Dance is your soul insisting on freedom.  

I’ve been reflecting on my inferiority complex.  It’s huge.  I believe I was born with it because as far back as I can remember I have been scared of messing up.  Scared to have a voice.  It makes sense that I make dances, a voice few can discern.  Simultaneously, I’ve noted that most dudes I interact with have a superiority complex.  Everything that comes out of their mouth comes out with rooted assurance that there is no mess up.  Ever.  Whoa.  I realize the extent of the persistence of this in the quiet of my home, with my own self.  I constantly ask myself if I did things right.  Did I turn off the oven?  Did I leave water running?  Did I check in with all the animals?  Is every plant watered? Did I answer that e-mail?  It’s incessant.  The thought of being bad makes me almost always start bawling.  I can hear my mothers voice when she catches me doing something.  Gi-NA!  I am filth.  

I also felt ‘bad’ anytime I was ‘caught’ by other humans.  Like when Hodge Crabtree would hurl fat jokes across the playground at me. Caught being fat! Or anytime dudes around a table seemed to drop a ‘witches don’t belong here’ bomb. Caught being a woman – living while female! And at the same time I have always needed my whole body to be with me.  Kinesthetic humans, deeply sensitive ones, need to process interaction, thoughts and feelings physically.  It’s our language, to ourselves and others.  

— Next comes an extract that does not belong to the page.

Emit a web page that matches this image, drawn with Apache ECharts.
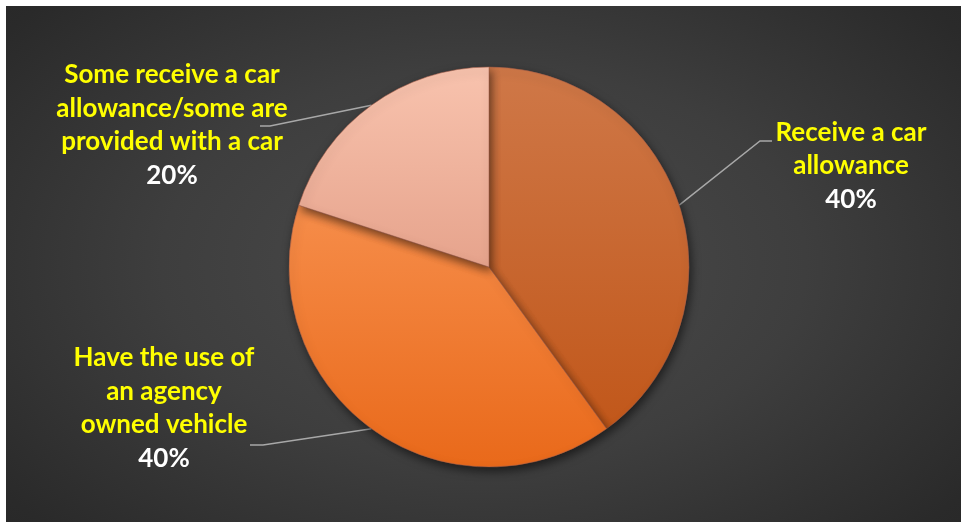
<!DOCTYPE html>
<html>
<head>
<meta charset="utf-8">
<script src="https://cdn.jsdelivr.net/npm/echarts@6/dist/echarts.min.js"></script>
<style>
  html, body { margin: 0; padding: 0; background: #ffffff; width: 961px; height: 522px; overflow: hidden; }
  #chart {
    position: absolute; left: 6px; top: 6px; width: 955px; height: 516px;
    background: radial-gradient(ellipse 75% 85% at 50% 50%, #4c4c4c 0%, #3e3e3e 45%, #2a2a2a 85%, #262626 100%);
  }
</style>
</head>
<body>
<div id="chart"></div>
<script>
// ---- data ----
var categories = [
  'Receive a car\nallowance',
  'Have the use of\nan agency\nowned vehicle',
  'Some receive a car\nallowance/some are\nprovided with a car'
];
var values = [40, 40, 20];

// ---- styling / layout ----
var sliceColors = [
  ['#cf7848', '#c1571a'],
  ['#f68d4a', '#e9691a'],
  ['#f8c3ae', '#e6a38c']
];
// label block centers and leader-line elbow/end points (chart coords)
var labelPlaces = [
  { x: 845, y: 160, elbow: [754, 135], end: [766, 135] },
  { x: 158, y: 402, elbow: [257, 439], end: [244, 439] },
  { x: 166, y: 119, elbow: [264, 120], end: [254, 120] }
];

var chart = echarts.init(document.getElementById('chart'), null, { renderer: 'canvas' });

var data = categories.map(function (name, i) {
  return {
    name: name,
    value: values[i],
    itemStyle: {
      color: {
        type: 'linear', x: 0, y: 0, x2: 0, y2: 1,
        colorStops: [
          { offset: 0, color: sliceColors[i][0] },
          { offset: 1, color: sliceColors[i][1] }
        ]
      }
    }
  };
});

var total = values.reduce(function (a, b) { return a + b; }, 0);

chart.setOption({
  backgroundColor: 'transparent',
  animation: false,
  series: [{
    type: 'pie',
    center: [483, 261],
    radius: 200,
    startAngle: 90,
    clockwise: true,
    avoidLabelOverlap: false,
    data: data,
    itemStyle: {
      borderColor: 'rgba(165,95,75,0.55)',
      borderWidth: 1,
      shadowBlur: 10,
      shadowOffsetX: 2,
      shadowOffsetY: 4,
      shadowColor: 'rgba(0,0,0,0.55)'
    },
    label: {
      show: true,
      position: 'outside',
      formatter: function (p) {
        var lines = p.name.split('\n').map(function (l) { return '{n|' + l + '}'; });
        lines.push('{p|' + Math.round(p.value / total * 100) + '%}');
        return lines.join('\n');
      },
      rich: {
        n: { color: '#ffff00', fontFamily: 'Lato', fontWeight: 'bold', fontSize: 26, lineHeight: 33.5, align: 'center' },
        p: { color: '#ffffff', fontFamily: 'Lato', fontWeight: 'bold', fontSize: 26, lineHeight: 33.5, align: 'center' }
      }
    },
    labelLine: {
      show: true,
      length: 20,
      length2: 10,
      lineStyle: { color: '#a8a8a8', width: 1.5 }
    },
    labelLayout: function (params) {
      var pl = labelPlaces[params.dataIndex];
      var start = params.labelLinePoints ? params.labelLinePoints[0] : [0, 0];
      return {
        x: pl.x,
        y: pl.y,
        align: 'center',
        verticalAlign: 'middle',
        labelLinePoints: [start, pl.elbow, pl.end]
      };
    }
  }]
});
</script>
</body>
</html>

My inferiority complex, I believe, comes from a long line of inferiority complexes, otherwise known as the x chromosome complex. My generational memory does not allow for very much agency.  The problem is, inside, I have so many ideas I think should, and wish would, matter to the world. Like this one: that no choice should ever be made which sacrifices the earth’s health for our own.  That lens would be scoffed at in the man-made corporate world, and yet I have always wondered how different that world would be if that simple frame governed us.  It’s a question I ponder as I attempt to digest so much injustice.

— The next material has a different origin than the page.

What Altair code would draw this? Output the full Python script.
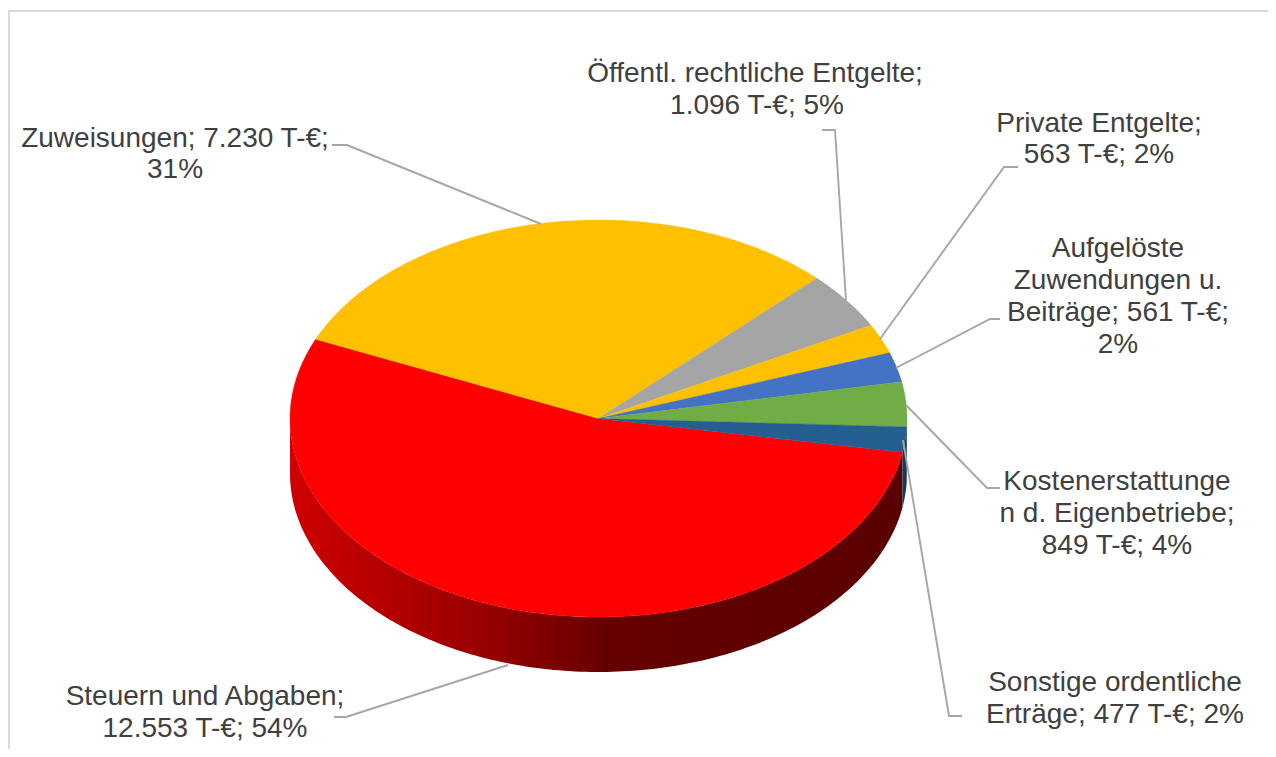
import math
import altair as alt
import pandas as pd

# Slice data (clockwise, starting at the right edge of the red slice)
names = ["Steuern und Abgaben", "Zuweisungen", "Öffentl. rechtliche Entgelte", "Private Entgelte",
         "Aufgelöste Zuwendungen u. Beiträge", "Kostenerstattungen d. Eigenbetriebe",
         "Sonstige ordentliche Erträge"]
values = [12553, 7230, 1096, 563, 561, 849, 477]
top_colors = ["#ff0000", "#ffc000", "#a5a5a5", "#ffc000", "#4472c4", "#70ad47", "#255e91"]
side_colors = ["#990000", "#997300", "#636363", "#997300", "#294579", "#43682b", "#163a5a"]
first_angle = 9.8

# Ellipse of the projected pie, in picture units
cx, cy, rx, ry, depth = 598.5, 418.5, 308.5, 198.5, 55

# Label lines: text, x, y
label_text = ["Öffentl. rechtliche Entgelte;", "1.096 T-€; 5%",
              "Private Entgelte;", "563 T-€; 2%",
              "Zuweisungen; 7.230 T-€;", "31%",
              "Aufgelöste", "Zuwendungen u.", "Beiträge; 561 T-€;", "2%",
              "Kostenerstattunge", "n d. Eigenbetriebe;", "849 T-€; 4%",
              "Sonstige ordentliche", "Erträge; 477 T-€; 2%",
              "Steuern und Abgaben;", "12.553 T-€; 54%"]
label_x = [755, 757, 1099, 1099, 175, 175, 1118, 1118, 1118, 1118, 1117, 1117, 1117, 1115, 1115, 205, 205]
label_y = [73.5, 105.5, 123.5, 154.5, 138.5, 169.5, 248.5, 280.5, 312.5, 344.5, 481.5, 513.5, 545.5, 682.5, 714.5, 696.5, 728.5]

# Leader lines
leaders = {
    "Zuweisungen": [(332, 145), (347, 145), (541, 224)],
    "Oeffentl": [(822, 130), (835, 130), (846, 300)],
    "Private": [(1018, 167), (1004, 167), (880, 339)],
    "Aufgeloeste": [(1000, 319), (990, 319), (896, 368)],
    "Kosten": [(1000, 488), (987, 488), (906, 405)],
    "Sonstige": [(962, 716), (949, 716), (903, 440)],
    "Steuern": [(334, 717), (346, 717), (508, 665)],
}
frame = [(8, 11), (1268, 11)], [(9, 10), (9, 749)]

W, H = 1260, 741
X = alt.X("x:Q", axis=None, scale=alt.Scale(domain=[8, 8 + W], nice=False, zero=False))
Y = alt.Y("y:Q", axis=None, scale=alt.Scale(domain=[8 + H, 8], nice=False, zero=False))

total = sum(values)
spans = []
a = first_angle
for v in values:
    b = a + v / total * 360
    spans.append((a, b))
    a = b


def pt(deg):
    t = math.radians(deg)
    return cx + rx * math.cos(t), cy + ry * math.sin(t)


def arc(a0, a1):
    n = max(2, int(abs(a1 - a0)) + 2)
    return [a0 + (a1 - a0) * i / (n - 1) for i in range(n)]


layers = []

# Side walls: visible for the lower half of the ellipse
red_gradient = alt.Gradient(
    gradient="linear", x1=0, x2=1, y1=0, y2=0,
    stops=[alt.GradientStop(color="#cf0000", offset=0),
           alt.GradientStop(color="#960000", offset=0.33),
           alt.GradientStop(color="#650000", offset=0.52),
           alt.GradientStop(color="#5a0000", offset=1)])
for i, (a0, b0) in enumerate(spans):
    walls = []
    for lo, hi in ((a0, b0), (a0 - 360, b0 - 360)):
        lo2, hi2 = max(lo, 0), min(hi, 180)
        if hi2 > lo2:
            walls.append((lo2, hi2))
    for lo2, hi2 in walls:
        rows = []
        for k, d in enumerate(arc(lo2, hi2)):
            px, py = pt(d)
            rows.append({"x": px, "y": py, "y2": py + depth})
        color = red_gradient if i == 0 else side_colors[i]
        layers.append(alt.Chart(pd.DataFrame(rows)).mark_area(color=color).encode(x=X, y=Y, y2="y2:Q"))

# Top faces
for i, (a0, b0) in enumerate(spans):
    rows = [{"x": cx, "y": cy, "o": 0}]
    for k, d in enumerate(arc(a0, b0)):
        px, py = pt(d)
        rows.append({"x": px, "y": py, "o": k + 1})
    rows.append({"x": cx, "y": cy, "o": len(rows)})
    layers.append(alt.Chart(pd.DataFrame(rows)).mark_line(
        fill=top_colors[i], stroke=top_colors[i], strokeWidth=0.4
    ).encode(x=X, y=Y, order="o:Q"))

# Leader lines
for key, pts in leaders.items():
    df = pd.DataFrame([{"x": p[0], "y": p[1], "o": j} for j, p in enumerate(pts)])
    layers.append(alt.Chart(df).mark_line(color="#a6a6a6", strokeWidth=1.9).encode(x=X, y=Y, order="o:Q"))

# Frame
for pts in frame:
    df = pd.DataFrame([{"x": p[0], "y": p[1], "o": j} for j, p in enumerate(pts)])
    layers.append(alt.Chart(df).mark_line(color="#d9d9d9", strokeWidth=2).encode(x=X, y=Y, order="o:Q"))

# Labels
labels = pd.DataFrame({"t": label_text, "x": label_x, "y": label_y})
layers.append(alt.Chart(labels).mark_text(
    font="Liberation Sans", fontSize=28, color="#404040", align="center", baseline="middle"
).encode(x=X, y=Y, text="t:N"))

chart = alt.layer(*layers).properties(
    width=W, height=H, padding=0, autosize=alt.AutoSizeParams(type="none"), background="white"
).configure_view(stroke=None)

chart.save("out.html", embed_options={"renderer": "svg", "actions": False})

In the meantime, the quest for freedom governs me.  On an over populated planet how can we each distinctly be free.  I believe it is by dancing…a language that transcends words.  A language with many interpretations.  A language deeply understood by trees, water and sky.  The language that is safe enough to hold the expression of a woman’s soul- across centuries of deep and thorough oppression. You may notice, I hold the act of dancing in high esteem. I believe in it, and have faith in its power to unite us, to invigorate us, to bring us hope….because despair is best friends with injustice. So…let’s choose hope.